The couple and their son, Thomas, watched from their private boat as a six-foot-long gun was hauled from the water.

"Good Lord look at that old thing," Kim Bennett said, joining in a round of applause as the divers pulled what was estimated to be a 700-pound to 800-pound artifact to the deck of the research vessel Martech owned by Cape Fear Community College.

"Think of the history, how long that's been down there," she said. "This is so cool."

Archaeologists believe the weapon had been on the ocean floor for 287 years. It was the fifth cannon raised from the site, they think is the wrecked remains of the pirate Blackbeard's flagship that ran aground in Beaufort Inlet in 1718.

Divers had planned to retrieve a second cannon from the site later in the day, but had problems with the wench on the research vessel they were using, said Richard Lawrence, head of the Underwater Archaeology Branch of the N.C. Department of Cultural Resources.

"We had it on the surface with the lift bags and just weren't able to get it out of the water," Lawrence said.

The 8-foot-long cannon, a six-pounder (meaning it would have shot a 6-pound cannonball), weighed probably three times that of the smaller one, said David Moore, nautical archaeologist and maritime historian with the N.C. Maritime Museum.

QAR Project Director Mark Wilde-Ramsing said he hoped the divers could still get the second cannon out before the month-long expedition ends this week.

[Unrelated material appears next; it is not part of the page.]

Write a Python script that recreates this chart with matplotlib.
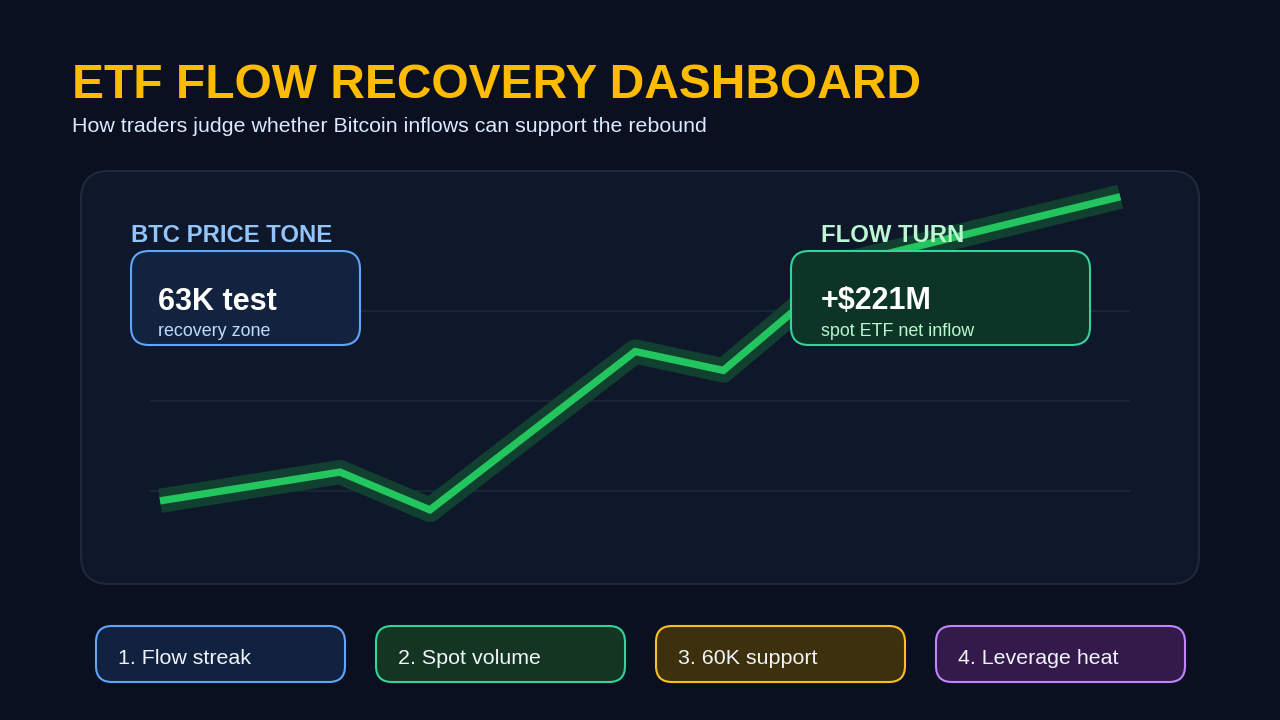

The sheer weight of the cannon is one reason Moore thinks it may have been part of the original armament on board La Concorde when it was taken by pirates in 1717.

"We know she was carrying 14 (guns) when Blackbeard captured her," Moore said.

Historical records document that Blackbeard renamed the vessel Queen Anne's Revenge and increased the firepower to 40 guns as he began to take more prizes.

"We suspect that the guns he added from that point on were probably the smaller, 3-to-4-pounders and even some rail guns," Moore said.

They would have been easier to move from one ship to another, Moore said.

About 18 of the 24 cannons found on the shipwreck are the larger cannons, Moore said.

The smaller cannon raised Tuesday, which probably shot a 4-pound cannonball, is likely a sister gun to an English-made cannon already retrieved from the site, Wilde-Ramsing said.

Using electrolysis, conservators have found the makers mark "IF" on that cannon which indicates it was made by Major John Fuller in a Heathfield furnace between 1694 and 1722, Nathan Henry, a state archaeological conservator, said at a recent symposium on the shipwreck.

The smaller cannon went on public display in the parking lot of Fort Macon State Park for about an hour before it was taken to the QAR conservation lab in Greenville. There it will be cleaned and preserved in a process that could take more than three years, Wilde-Ramsing said.